M. Jean-Paul Amoudry - Puis-je vous poser une ultime question impertinente dans la suite de celle de mes collègues ? Avez-vous établi un plan concret s'agissant des nouvelles technologies de l'information et de la communication ? La région a t-elle pris des initiatives pour se donner des échéances et qu'avez-vous envisagé au titre de l'aménagement du territoire ?

Mme Anne-Marie Comparini - Nous avons inauguré l'an dernier la première plaque du réseau haut-débit régional, une infrastructure intégralement financée par la région à hauteur de 7 millions 600.000 euros. Cette plaque comportant douze points de sortie, nous avons réussi à obtenir au moins un point de sortie pour chacun des départements de la région Rhône-Alpes.

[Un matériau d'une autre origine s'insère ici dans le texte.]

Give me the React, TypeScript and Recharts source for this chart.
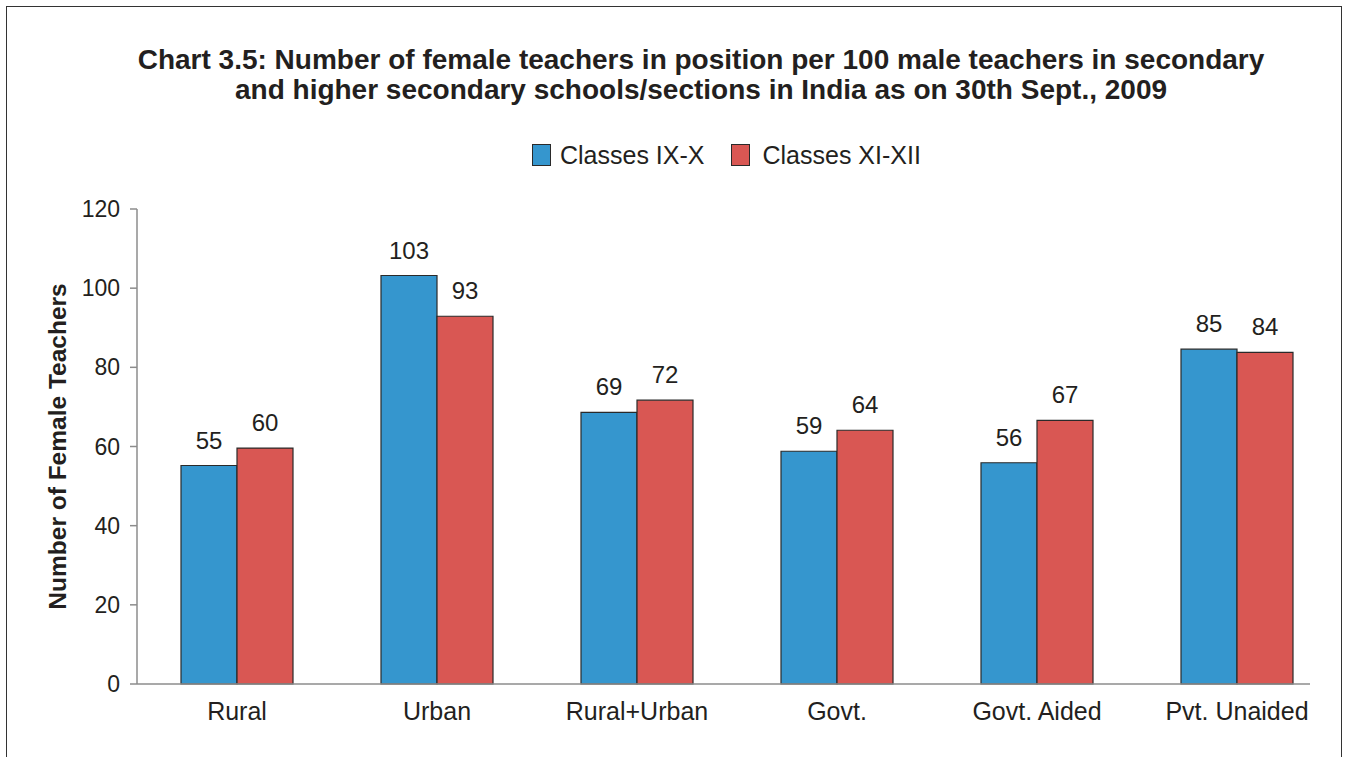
import React from 'react';
import { BarChart, Bar, XAxis, YAxis, Legend, LabelList, Label } from 'recharts';

const categories = ['Rural', 'Urban', 'Rural+Urban', 'Govt.', 'Govt. Aided', 'Pvt. Unaided'];
const classesIXX = [55.2, 103.2, 68.6, 58.8, 55.9, 84.6];
const classesXIXII = [59.6, 92.9, 71.7, 64.1, 66.6, 83.8];
const yTicks = [0, 20, 40, 60, 80, 100, 120];
const boundaryTicks = [0, 1, 2, 3, 4, 5];

const seriesNames = { ix: 'Classes IX-X', xi: 'Classes XI-XII' };

const data = categories.map((c, i) => ({ category: c, ix: classesIXX[i], xi: classesXIXII[i] }));

const FONT = '"Liberation Sans", Arial, Helvetica, sans-serif';
const TEXT = '#231f20';
const AXIS = '#8c8c8c';
const BLUE = '#3596ce';
const RED = '#d95753';

const LegendContent = (props: any) => {
  const items = props.payload || [];
  return (
    <div style={{ display: 'flex', alignItems: 'center', paddingLeft: 532, fontFamily: FONT, fontSize: 25, color: TEXT }}>
      {items.map((it: any, i: number) => (
        <div key={i} style={{ display: 'flex', alignItems: 'center', marginRight: 27 }}>
          <div style={{ width: 19, height: 22, boxSizing: 'border-box', background: it.color, border: '1.5px solid #2a2a2a', marginRight: i === 0 ? 9 : 12 }} />
          <span style={{ lineHeight: '24px' }}>{it.value}</span>
        </div>
      ))}
    </div>
  );
};

export default function App() {
  return (
    <div style={{ position: 'absolute', left: 0, top: 0, width: 1349, height: 757, overflow: 'hidden', background: '#fff' }}>
      <div style={{ position: 'absolute', left: 6, top: 6, width: 1336, height: 820, border: '1.5px solid #333', boxSizing: 'border-box' }} />
      <div style={{ position: 'absolute', left: 1, top: 45, width: 1400, textAlign: 'center', whiteSpace: 'nowrap', fontFamily: FONT, fontWeight: 'bold', fontSize: 28, lineHeight: '30px', color: TEXT }}>
        Chart 3.5: Number of female teachers in position per 100 male teachers in secondary<br />
        and higher secondary schools/sections in India as on 30th Sept., 2009
      </div>
      <div style={{ position: 'absolute', left: 0, top: 0 }}>
        <BarChart width={1349} height={757} data={data} margin={{ top: 209, right: 39, bottom: 23, left: 0 }} barGap={0} barSize={56}>
          <XAxis
            xAxisId="bnd"
            type="number"
            domain={[0, 6]}
            ticks={boundaryTicks}
            height={0}
            axisLine={false}
            tickLine={{ stroke: AXIS, strokeWidth: 1.5 }}
            tickSize={8}
            tickFormatter={() => ''}
            padding={{ left: 0, right: -27 }}
            allowDataOverflow
          />
          <XAxis
            xAxisId="cat"
            dataKey="category"
            height={50}
            interval={0}
            axisLine={{ stroke: AXIS, strokeWidth: 1.5 }}
            tickLine={false}
            tickSize={0}
            tickMargin={18}
            padding={{ left: 0, right: -27 }}
            tick={{ fontFamily: FONT, fontSize: 25, fill: TEXT }}
          />
          <YAxis
            domain={[0, 120]}
            ticks={yTicks}
            width={137}
            axisLine={{ stroke: AXIS, strokeWidth: 1.5 }}
            tickLine={{ stroke: AXIS, strokeWidth: 1.5 }}
            tickSize={7}
            tickMargin={10}
            tick={{ fontFamily: FONT, fontSize: 23, fill: TEXT }}
          >
            <Label
              value="Number of Female Teachers"
              angle={-90}
              position="center"
              dx={-11}
              style={{ fontFamily: FONT, fontSize: 24.5, fontWeight: 'bold', fill: TEXT }}
            />
          </YAxis>
          <Legend
            layout="horizontal"
            verticalAlign="middle"
            align="center"
            wrapperStyle={{ top: 143, left: 0, width: 1349 }}
            content={<LegendContent />}
          />
          <Bar xAxisId="cat" dataKey="ix" name={seriesNames.ix} fill={BLUE} stroke="#2a2a2a" strokeWidth={1.2} isAnimationActive={false}>
            <LabelList dataKey="ix" position="top" offset={17} formatter={(v: any) => Math.round(v)} style={{ fontFamily: FONT, fontSize: 24, fill: TEXT }} />
          </Bar>
          <Bar xAxisId="cat" dataKey="xi" name={seriesNames.xi} fill={RED} stroke="#2a2a2a" strokeWidth={1.2} isAnimationActive={false}>
            <LabelList dataKey="xi" position="top" offset={17} formatter={(v: any) => Math.round(v)} style={{ fontFamily: FONT, fontSize: 24, fill: TEXT }} />
          </Bar>
        </BarChart>
      </div>
    </div>
  );
}
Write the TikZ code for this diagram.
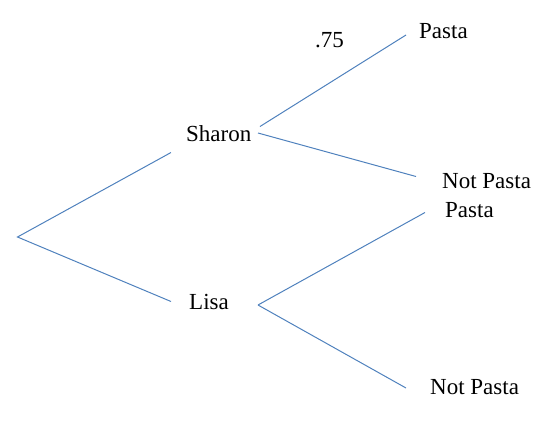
\documentclass[tikz,border=0pt]{standalone}
\usepackage{fontspec}
\setmainfont{Liberation Serif}
\newfontfamily\treefont{Liberation Serif}
\usepackage{xcolor}
\usepackage{tikz}
\definecolor{lineBlue}{RGB}{79, 129, 189}

\begin{document}
\begin{tikzpicture}[
        x=1pt, y=-1pt,
        font=\treefont\fontsize{23}{27}\selectfont,
        lbl/.style={anchor=west, inner sep=0pt, text=black},
        br/.style={line width=1pt, lineBlue}
    ]
    \useasboundingbox (0,0) rectangle (552,421);
    % labels
    \node[lbl] (sharon) at (186,134)   {Sharon};
    \node[lbl] (lisa)   at (189,302)   {Lisa};
    \node[lbl] (pastaA) at (419,31)    {Pasta};
    \node[lbl] (notA)   at (442,181)   {Not Pasta};
    \node[lbl] (pastaB) at (445,210)   {Pasta};
    \node[lbl] (notB)   at (430,387)   {Not Pasta};
    \node[lbl] (prob)   at (315,40)    {.75};
    % branch ends
    \coordinate (root) at (17.5,237);
    \coordinate (sIn)  at (171,152.5);
    \coordinate (lIn)  at (171,301.5);
    \coordinate (sUp)  at (260,126.5);
    \coordinate (sDn)  at (258,133);
    \coordinate (lOut) at (258,305);
    \coordinate (aEnd) at (406,35);
    \coordinate (bEnd) at (416,176.5);
    \coordinate (cEnd) at (425,212.5);
    \coordinate (dEnd) at (406,388);
    \draw[br] (sIn) -- (root) -- (lIn);
    \draw[br] (sUp) -- (aEnd);
    \draw[br] (sDn) -- (bEnd);
    \draw[br] (lOut) -- (cEnd);
    \draw[br] (lOut) -- (dEnd);
\end{tikzpicture}
\end{document}
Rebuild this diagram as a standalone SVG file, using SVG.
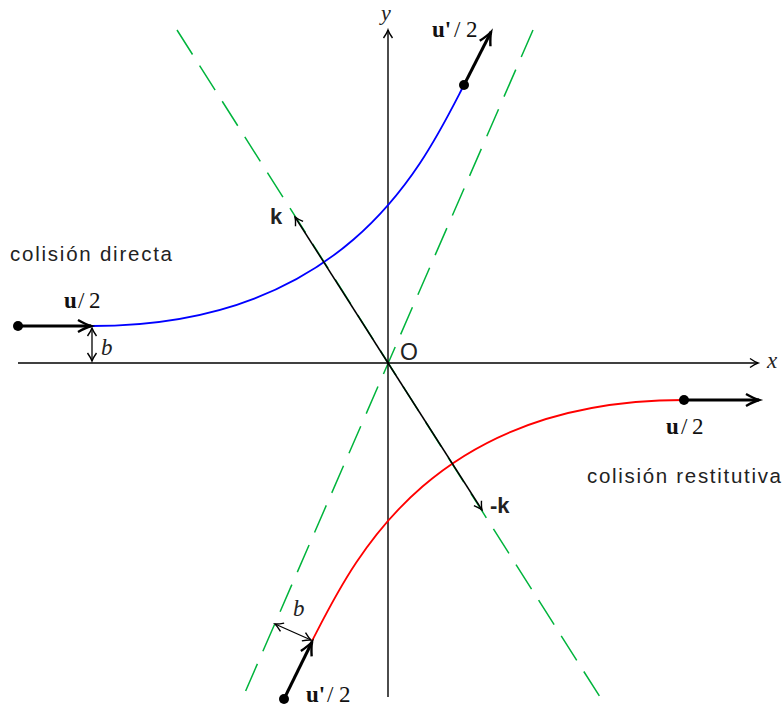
<svg xmlns="http://www.w3.org/2000/svg" width="783" height="710" viewBox="0 0 783 710">
<style>
.ax{stroke:#000;stroke-width:1.4;fill:none}
.thin{stroke:#000;stroke-width:1.5;fill:none}
.thick{stroke:#000;stroke-width:3;fill:none}
.dash{stroke:#00b43c;stroke-width:1.5;fill:none}
.sans{font-family:"Liberation Sans","DejaVu Sans",sans-serif;fill:#222}
.serif{font-family:"Liberation Serif","DejaVu Serif",serif;fill:#111}
.it{font-family:"Liberation Serif","DejaVu Serif",serif;font-style:italic;fill:#222}
</style>
<defs>
<marker id="ah" markerUnits="userSpaceOnUse" viewBox="-12 -7 14 14" markerWidth="14" markerHeight="14" refX="0" refY="0" orient="auto-start-reverse" overflow="visible">
<path d="M-8,-4.5 Q-3,-1 0,0 Q-3,1 -8,4.5" fill="none" stroke="#000" stroke-width="1.4"/>
</marker>
<marker id="ahT" markerUnits="userSpaceOnUse" viewBox="-16 -8 18 16" markerWidth="18" markerHeight="16" refX="0" refY="0" orient="auto" overflow="visible">
<path d="M-13,-6 Q-5,-1.5 0,0 Q-5,1.5 -13,6" fill="none" stroke="#000" stroke-width="2.4"/>
</marker>
</defs>

<g id="asymptotes">
<line class="dash" x1="177" y1="30" x2="600" y2="697" stroke-dasharray="29 13.2"/>
<line class="dash" x1="533" y1="30" x2="243" y2="697" stroke-dasharray="29.5 13.7"/>
</g>

<g id="axes">
<line class="ax" x1="18" y1="363" x2="758" y2="363" marker-end="url(#ah)"/>
<line class="ax" x1="388" y1="697" x2="388" y2="30" marker-end="url(#ah)"/>
<text class="it" x="767" y="368" font-size="23">x</text>
<text class="it" x="381" y="20" font-size="22">y</text>
<text class="sans" x="400" y="360" font-size="23">O</text>
</g>

<g id="trajectories">
<path d="M92,326 C350,326 425,160 464,85" fill="none" stroke="#0000ff" stroke-width="1.8"/>
<path d="M684,400 C426,400 351,566 312,641" fill="none" stroke="#ff0000" stroke-width="1.8"/>
</g>

<g id="connectors">
<line class="thin" x1="388" y1="363" x2="295" y2="217" marker-end="url(#ah)"/>
<line class="thin" x1="388" y1="363" x2="482" y2="510" marker-end="url(#ah)"/>
<line class="thick" x1="18" y1="326" x2="91" y2="326" marker-end="url(#ahT)"/>
<line class="thick" x1="684" y1="400" x2="759" y2="400" marker-end="url(#ahT)"/>
<line class="thick" x1="464" y1="85" x2="491" y2="32" marker-end="url(#ahT)"/>
<line class="thick" x1="284" y1="699" x2="312" y2="642" marker-end="url(#ahT)"/>
<line stroke="#000" stroke-width="1.3" x1="92" y1="328" x2="92" y2="361" marker-start="url(#ah)" marker-end="url(#ah)"/>
<line stroke="#000" stroke-width="1.3" x1="275" y1="624" x2="311" y2="640" marker-start="url(#ah)" marker-end="url(#ah)"/>
<circle cx="18" cy="326" r="5"/>
<circle cx="684" cy="400" r="5"/>
<circle cx="464" cy="85" r="5"/>
<circle cx="284" cy="699" r="5"/>
</g>

<g id="labels">
<text class="sans" x="10" y="261" font-size="20.5" textLength="162" lengthAdjust="spacing">colisión directa</text>
<text class="sans" x="587" y="483" font-size="20.5" textLength="194" lengthAdjust="spacing">colisión restitutiva</text>
<text class="sans" x="270" y="224" font-size="22" font-weight="bold">k</text>
<text class="sans" x="490" y="513" font-size="22" font-weight="bold">-k</text>
<text class="it" x="101" y="355" font-size="23">b</text>
<text class="it" x="293" y="616" font-size="23">b</text>
<text class="serif" font-size="23" y="308"><tspan x="64" font-weight="bold">u</tspan><tspan x="78">/</tspan><tspan x="89">2</tspan></text>
<text class="serif" font-size="23" y="434"><tspan x="666" font-weight="bold">u</tspan><tspan x="681">/</tspan><tspan x="692">2</tspan></text>
<text class="serif" font-size="23" y="37"><tspan x="432" font-weight="bold">u'</tspan><tspan x="454">/</tspan><tspan x="466">2</tspan></text>
<text class="serif" font-size="23" y="702"><tspan x="306" font-weight="bold">u'</tspan><tspan x="327">/</tspan><tspan x="339">2</tspan></text>
</g>
</svg>
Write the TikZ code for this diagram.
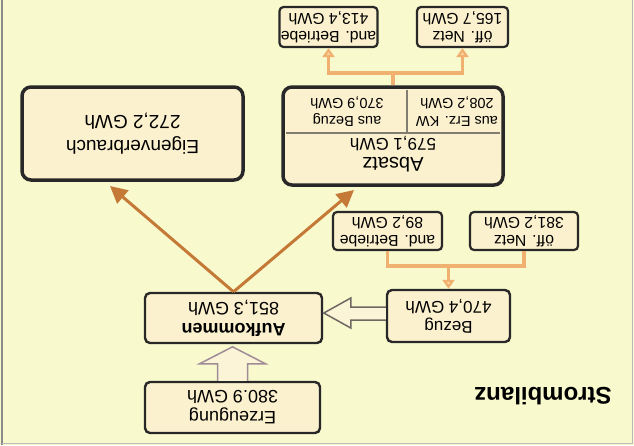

Le système a bien fonctionné puisque certains départements se sont connectés à notre grande autoroute régionale. Nous pouvions donc aller plus loin, c'est pourquoi nous allons voter au conseil régional le 18 juillet un plan de trois ans dont le financement s'élève à 100 millions d'euros.

L'objectif, dans un premier temps, est de travailler sur les infrastructures. C'est-à-dire veiller à ce que, à partir des douze points de sortie qui existent déjà, tous les points du département soient irrigués à la fois en TIC et en téléphonie mobile. Dans certaines zones rurales, des restaurateurs perdent des marchés en raison des défaillances du réseau.

En outre, pour les industriels, en matière de nouvelles technologies, nous disposons de "hubs", comme à Lyon pour nos vols français. Aujourd'hui, quand j'envoie un e-mail au sénateur Michel Mercier par exemple, mon e-mail transite parfois par New York, alors qu'il partait de Charbonnières-Les-Bains. Une nouvelle technique onéreuse mais efficace installera le "hub" au niveau de la région Rhône-Alpes et permettra aux industriels de gagner du temps.

Troisième point : les usages des NTIC pour la formation de salariés. Nous avons repris l'idée de l'usine d'Ugine et d'une association de la Vallée de la Maurienne, qui ont formé par ordinateur des salariés de PME-PMI. Je vais proposer d'étendre ce type de formation dans mon plan.

Dans trois ans, notre région devrait disposer d'un réseau dense et opérationnel, certes pour un investissement élevé, mais indispensable, néanmoins, à engager.